Not that it’s ever been a walk in the park, generating buzz about the story of organized labor in the city, but lately it’s taken on something of a crisis management vibe.
Labor history is shifting by the minute. In Wisconsin, state officials recently sought to shut down certain collective bargaining rights for state workers. Legislators in other states are considering similar measures. Here in New Haven, there have been rallies, protests and an appearance by the Rev. Al Sharpton in response to the city’s negotiations with local labor unions.
Meanwhile, a surging chorus of politicians and taxpayers contends that labor unions are breaking the backs of state and local budgets.
What better time, then, to revisit the 1902 trolley workers’ strike, or the teachers’ strike of 1975?
“Younger people, even people in my generation, don’t understand how hard the struggle was in days gone by,” says Joan Cavanagh, archivist and director of the labor history organization. “Where did the five-day workweek come from? Where did the weekend come from? They didn’t just happen. People lost their lives to get them.”
Actually, Cavanagh’s group would be making its presence known anyway, even if the labor movement weren’t already at Threat-Level-Midnight.
Its traveling exhibit, “New Haven’s Garment Workers: An Elm City Story,” is currently on display at the New Haven Free Public Library; a second exhibit, focusing on workers at New Haven’s Winchester plant, is being readied for later this year. Self-guided tours of labor history landmarks in the city are available for download at the group’s website,
www.laborhistory.org.
In addition, the group launched a pilot program in which nearly 100 local students conducted oral interviews with adults in the labor force. There’s also a push to make labor history part of the history curriculum in Connecticut public schools.
“If we don’t watch out, kids will never know any of this,” says Nick Aiello, 86, president of the association and former business agent for Amalgamated Clothing Workers Local 125.
Aiello says he can’t recall a tougher time for putting out the word about labor history. Part of the problem, he speculates, is that organized labor has lost some of its punch and American workers are no longer united.
“It’s a bigger struggle today,” he says.
Of course, local labor history is full of struggles.
You had the printers strike of 1871, which included a 500-person rally on the Green; the Candee Rubber Co. walkouts of 1884, when an employer refused to open factory windows during a sweltering heat wave; and the Franklin Street fire of 1957, when dozens of workers were killed or injured in a blaze at a former carriage factory.
“Moments in New Haven Labor History,” a 2004 book written by Neil Hogan and published by the Greater New Haven Labor History Association, details those incidents and many others. For example, it notes the working conditions of garment workers in 1927:
“You went to work at seven, you got out at six, even on Saturday,” said 14-year-old Beatrice Bonafacio, who worked at Lerner’s Dress Shop. “And if you didn’t finish the work, you’d go in on Sunday, or you didn’t have a job on Monday. Sometimes you made $4 a week. Sometimes you made $5. There was no air conditioning, no fans, nothing of the sort. Filth. But you had to work.”

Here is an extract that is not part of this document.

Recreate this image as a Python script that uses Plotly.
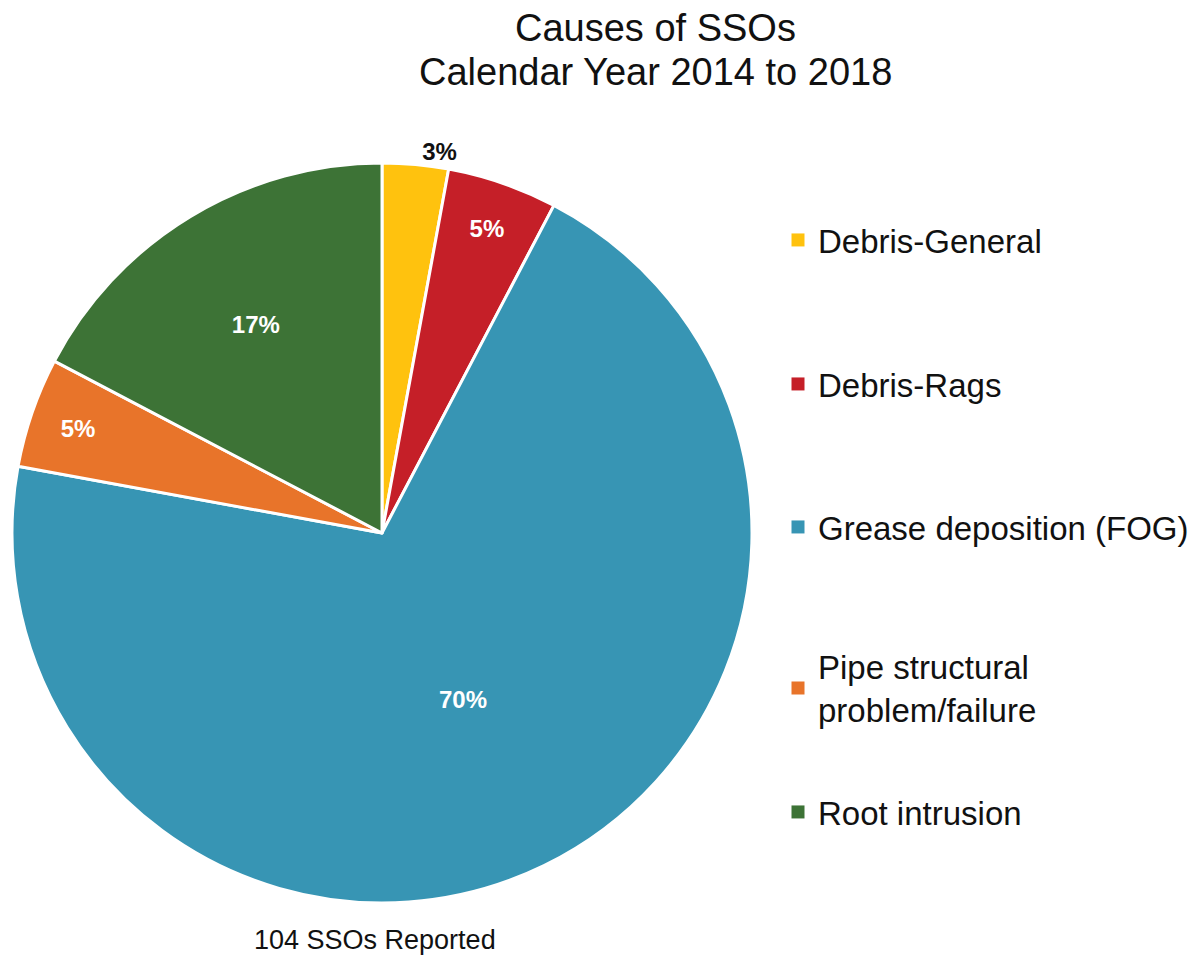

More recently, there was a six-month strike at the Olin Winchester Sporting Arms factory in 1979, and striking Yale University workers in 1984 drew national attention.
Aiello and several others founded the local labor history association in 1988, sensing that a vital link to labor’s past was fading from memory. The group’s first project was to organize a reunion of 300 garment industry workers and gather oral histories from them.
Since then, the group has created a labor almanac, organized a bus tour of labor history sites, gathered and inventoried nearly two dozen collections of labor history memorabilia and commissioned a labor history mural by Susan Bowen at Augusta Lewis Troup School.
“People seem to forget labor built this country,” says Lula White, a retired New Haven teacher who is a board member of the labor history group. She and her sister (and fellow board member), Dorothy Johnson of Hamden, have been collecting oral histories of former Winchester workers.